__TASK REQUIREMENTS__
Pull every line containing "that" out of the material below.

__MATERIAL SUPPLIED__

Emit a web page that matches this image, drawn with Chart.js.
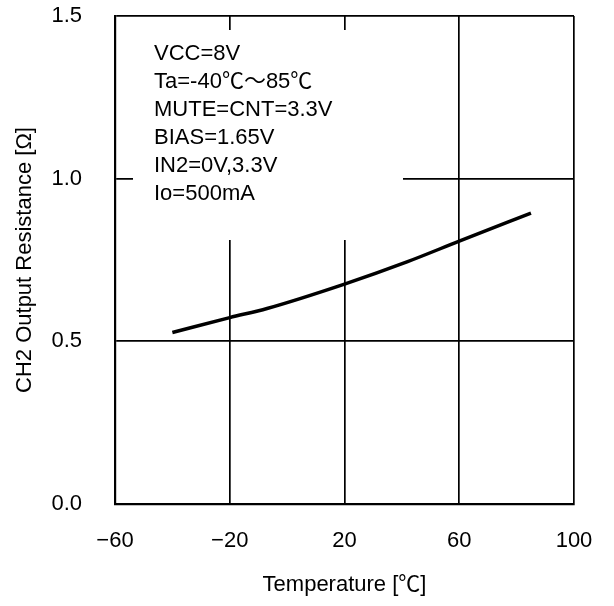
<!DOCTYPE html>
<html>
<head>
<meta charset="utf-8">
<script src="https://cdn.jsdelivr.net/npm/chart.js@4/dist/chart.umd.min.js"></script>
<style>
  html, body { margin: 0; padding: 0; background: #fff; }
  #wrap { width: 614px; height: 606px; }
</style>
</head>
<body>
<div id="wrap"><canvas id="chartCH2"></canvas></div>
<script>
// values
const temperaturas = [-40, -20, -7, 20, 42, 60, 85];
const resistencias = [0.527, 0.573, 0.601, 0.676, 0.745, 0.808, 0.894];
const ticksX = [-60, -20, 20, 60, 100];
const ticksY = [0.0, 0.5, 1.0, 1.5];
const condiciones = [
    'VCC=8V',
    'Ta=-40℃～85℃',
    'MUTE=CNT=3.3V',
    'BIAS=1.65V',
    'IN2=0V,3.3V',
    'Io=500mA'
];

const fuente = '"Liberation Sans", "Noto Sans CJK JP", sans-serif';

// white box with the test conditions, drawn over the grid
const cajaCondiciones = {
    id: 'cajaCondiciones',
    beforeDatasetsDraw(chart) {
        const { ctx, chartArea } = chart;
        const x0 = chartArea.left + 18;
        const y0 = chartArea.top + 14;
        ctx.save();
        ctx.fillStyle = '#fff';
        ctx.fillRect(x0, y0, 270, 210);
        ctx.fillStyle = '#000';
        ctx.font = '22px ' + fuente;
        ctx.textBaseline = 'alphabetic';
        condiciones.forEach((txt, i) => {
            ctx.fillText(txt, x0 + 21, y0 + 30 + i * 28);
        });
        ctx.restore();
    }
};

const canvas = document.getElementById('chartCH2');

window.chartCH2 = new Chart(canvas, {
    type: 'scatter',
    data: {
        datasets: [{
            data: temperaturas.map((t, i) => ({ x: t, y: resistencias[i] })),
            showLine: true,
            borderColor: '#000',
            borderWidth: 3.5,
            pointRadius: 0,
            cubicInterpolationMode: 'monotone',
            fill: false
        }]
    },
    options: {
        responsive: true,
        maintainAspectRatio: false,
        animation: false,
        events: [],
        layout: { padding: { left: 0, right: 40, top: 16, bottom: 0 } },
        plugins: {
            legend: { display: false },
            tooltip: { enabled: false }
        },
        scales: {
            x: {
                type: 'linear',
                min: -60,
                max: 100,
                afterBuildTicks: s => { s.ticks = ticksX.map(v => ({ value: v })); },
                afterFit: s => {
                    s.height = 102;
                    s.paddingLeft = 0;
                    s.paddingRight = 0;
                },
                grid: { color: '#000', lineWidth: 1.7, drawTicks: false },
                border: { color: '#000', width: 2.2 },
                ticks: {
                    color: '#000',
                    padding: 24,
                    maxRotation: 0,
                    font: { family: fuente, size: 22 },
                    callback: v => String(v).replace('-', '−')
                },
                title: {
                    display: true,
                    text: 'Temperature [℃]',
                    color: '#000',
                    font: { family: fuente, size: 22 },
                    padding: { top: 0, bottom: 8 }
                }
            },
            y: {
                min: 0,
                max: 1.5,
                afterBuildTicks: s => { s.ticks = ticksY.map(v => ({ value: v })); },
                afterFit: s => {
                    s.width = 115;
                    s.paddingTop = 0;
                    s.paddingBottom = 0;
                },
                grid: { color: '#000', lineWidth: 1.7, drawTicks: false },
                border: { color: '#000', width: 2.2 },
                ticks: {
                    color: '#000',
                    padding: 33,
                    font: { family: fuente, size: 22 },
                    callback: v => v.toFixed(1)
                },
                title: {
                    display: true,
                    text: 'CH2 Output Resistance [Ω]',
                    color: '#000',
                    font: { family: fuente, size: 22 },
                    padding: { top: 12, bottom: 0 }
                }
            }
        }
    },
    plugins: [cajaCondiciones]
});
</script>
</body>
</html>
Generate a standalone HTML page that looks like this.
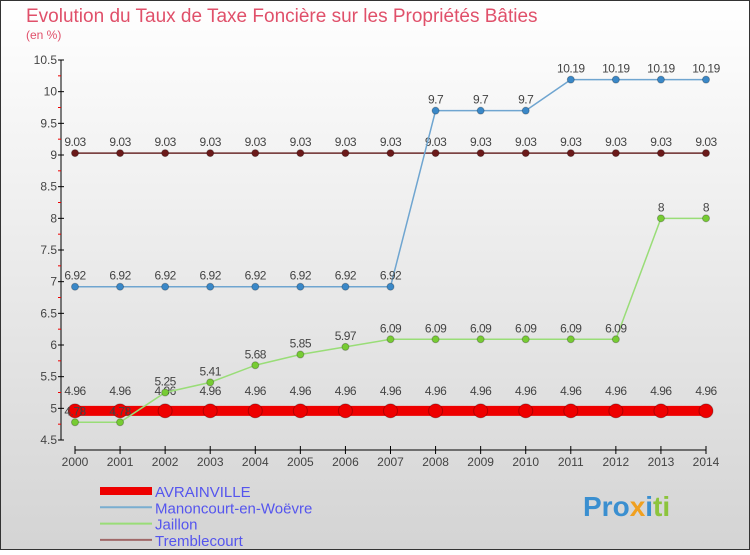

__OUTPUT OF THE EXERCISE__
Emit a web page that matches this image, drawn with Chart.js.
Generate a standalone HTML page that looks like this.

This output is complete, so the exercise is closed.